For the past 12 years, Wilson has written and produced a weekly television program called "Ancient Wisdom for the 21st Century" in which he covers esoteric subjects, explaining the many different tenets of the Ancient (Pre-Christian) Wisdom. His program is the most-watched program on the Access Channel in Sacramento and can be watched at 9:00 PM PST on Thursday nights at www.accesssacramento.org—click on "Watch Ch. 17."

In 2004, Wilson's video production of "The Roots of Sacramento Jazz" was featured in the "A Place Called Sacramento" film festival.

In 2005, Wilson was asked to participate in the UCLA Oral History Project concerning his consumer and political activism.

In 2007, Wilson was featured nationally in the Ken Burns documentary film, The War.
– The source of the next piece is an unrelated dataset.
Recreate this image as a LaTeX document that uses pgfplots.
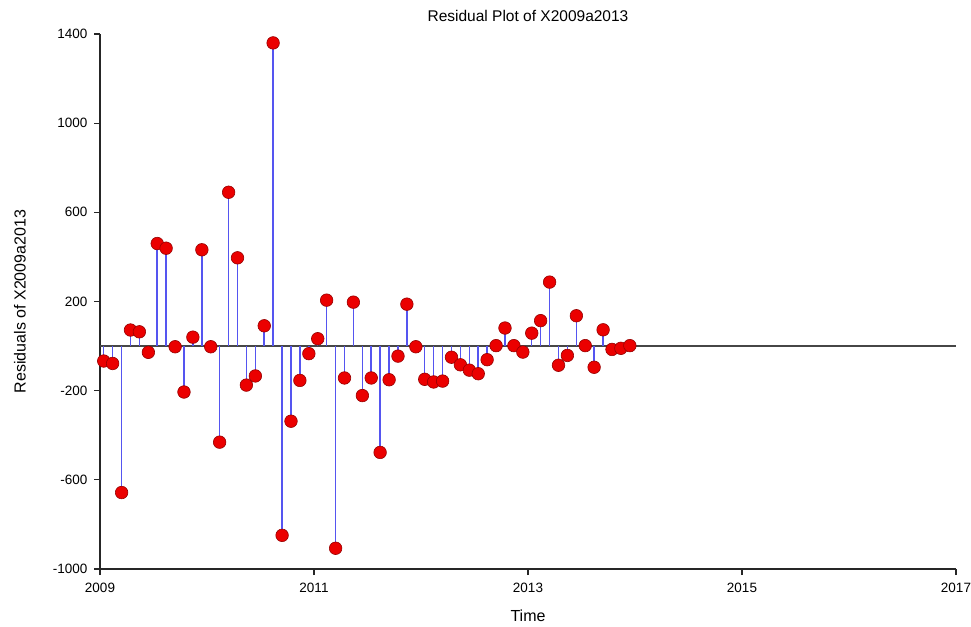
\documentclass[border=0pt]{standalone}
\usepackage{pgfplots}
\pgfplotsset{compat=1.18}
\usepackage{fontspec}
\setmainfont{Liberation Sans}
\definecolor{stem}{RGB}{85,85,240}
\definecolor{dotfill}{RGB}{235,0,0}
\definecolor{dotline}{RGB}{150,0,0}
\definecolor{zeroline}{RGB}{70,70,70}
\begin{document}
\begin{tikzpicture}
\path[use as bounding box] (-100pt,-57pt) rectangle (871pt,569pt);
\begin{axis}[
  at={(0,0)}, anchor=south west,
  scale only axis, width=856pt, height=535pt,
  xmin=2009, xmax=2017, ymin=-1000, ymax=1400,
  xtick={2009,2011,2013,2015,2017},
  ytick={-1000,-600,-200,200,600,1000,1400},
  axis lines*=left,
  axis line style={line width=1.1pt, black!85},
  tick style={line width=1.1pt, black!85},
  tick align=outside, major tick length=6pt,
  /pgf/number format/assume math mode=true,
  /pgf/number format/.cd, 1000 sep={}, /pgfplots/.cd,
  x tick label style={font=\fontsize{13.5}{15}\selectfont, yshift=-5pt},
  y tick label style={font=\fontsize{13.5}{15}\selectfont, xshift=-3pt},
  title={Residual Plot of X2009a2013},
  title style={font=\fontsize{15.5}{18}\selectfont, at={(0.5,1)}, anchor=center, yshift=12pt},
  xlabel={Time},
  xlabel style={font=\fontsize{16}{18}\selectfont, at={(0.5,0)}, anchor=center, yshift=-47pt},
  ylabel={Residuals of X2009a2013},
  ylabel style={font=\fontsize{16}{18}\selectfont, at={(0,0.5)}, anchor=center, yshift=80pt},
  clip=false,
]
\addplot[zeroline, line width=1.2pt] coordinates {(2009,0) (2017,0)};
\addplot[ycomb, stem, line width=1.5pt, mark=none] table {
x y
2009.035 -67
2009.118 -78
2009.202 -657
2009.285 72
2009.368 64
2009.452 -28
2009.535 460
2009.618 439
2009.702 -3
2009.785 -206
2009.868 40
2009.952 432
2010.035 -3
2010.118 -431
2010.202 690
2010.285 396
2010.368 -175
2010.452 -134
2010.535 91
2010.618 1360
2010.702 -849
2010.785 -337
2010.868 -154
2010.952 -34
2011.035 33
2011.118 206
2011.202 -907
2011.285 -143
2011.368 197
2011.452 -222
2011.535 -143
2011.618 -477
2011.702 -151
2011.785 -45
2011.868 188
2011.952 -3
2012.035 -149
2012.118 -161
2012.202 -157
2012.285 -50
2012.368 -84
2012.452 -108
2012.535 -124
2012.618 -61
2012.702 2
2012.785 81
2012.868 2
2012.952 -27
2013.035 58
2013.118 114
2013.202 287
2013.285 -86
2013.368 -42
2013.452 136
2013.535 2
2013.618 -95
2013.702 73
2013.785 -15
2013.868 -10
2013.952 2
};
\addplot[only marks, mark=*, mark size=6.3pt, mark options={fill=dotfill, draw=dotline, line width=0.6pt}] table {
x y
2009.035 -67
2009.118 -78
2009.202 -657
2009.285 72
2009.368 64
2009.452 -28
2009.535 460
2009.618 439
2009.702 -3
2009.785 -206
2009.868 40
2009.952 432
2010.035 -3
2010.118 -431
2010.202 690
2010.285 396
2010.368 -175
2010.452 -134
2010.535 91
2010.618 1360
2010.702 -849
2010.785 -337
2010.868 -154
2010.952 -34
2011.035 33
2011.118 206
2011.202 -907
2011.285 -143
2011.368 197
2011.452 -222
2011.535 -143
2011.618 -477
2011.702 -151
2011.785 -45
2011.868 188
2011.952 -3
2012.035 -149
2012.118 -161
2012.202 -157
2012.285 -50
2012.368 -84
2012.452 -108
2012.535 -124
2012.618 -61
2012.702 2
2012.785 81
2012.868 2
2012.952 -27
2013.035 58
2013.118 114
2013.202 287
2013.285 -86
2013.368 -42
2013.452 136
2013.535 2
2013.618 -95
2013.702 73
2013.785 -15
2013.868 -10
2013.952 2
};
\end{axis}
\end{tikzpicture}
\end{document}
His role was to explain how a 10-year old viewed the war and tell of his experiences on the home front.

In 2011, another of Wilson's video productions, "CSI: Sacramento", a spoof of the TV series, was featured in the "A Place Called Sacramento" film festival.

From 2011 to 2015, Wilson continued to write books and was well known for his op-ed editorials against the state water agencies' desire to once more divert more water from the Sacramento–San Joaquin River Delta to Southern California by building twin tunnels under the Delta.

Wilson moved back to Binghamton, New York, in 2015 to teach an Agni Yoga class there and work with Citizen Action, a volunteer organization that works for economic justice. Shortly thereafter, he finished his first novel and completed another book with an ancient wisdom religious theme.

==Death==
Wilson died from complications of COVID-19 on January 6, 2021, at the age of 87, during the COVID-19 pandemic in New York.

==Bibliography==
Books authored by Mr. Wilson include:

- A History of Sacramento Jazz 1948–1966 (1986)--a memoir of his days as a jazz musician and band leader in Sacramento before the capital city began to host what has become the world's largest annual jazz festival.
- Complete Post Production with the Video Toaster (1996)--a "how to" instruction book for the first computer-based video editing unit.
- Shakey & Me (2001)--An account of the life and times of Shakey's Pizza Parlors founder Sherwood (Shakey) Johnson and all the humorous escapades they both shared.
- The Leader (2007)--a collaboration on a Russian-to-English version of a handbook presented to Russian painter Nicholas Roerich by the Hierarchy for true spiritual leadership.
- The Crucifixion Cover-up (2009)--A highly predictive theory of the nature of crucifixion and how and why it was covered up in the Bible. It is framed in the larger context of Jesus' arrest, trial and crucifixion.
- Everything is Karma (2017)--Wilson not only explains Karma and how it works with the concept of reincarnation and past lives, he gives examples of a lot of different karmic actions and explains the karma of each. It is the definitive book on Karma.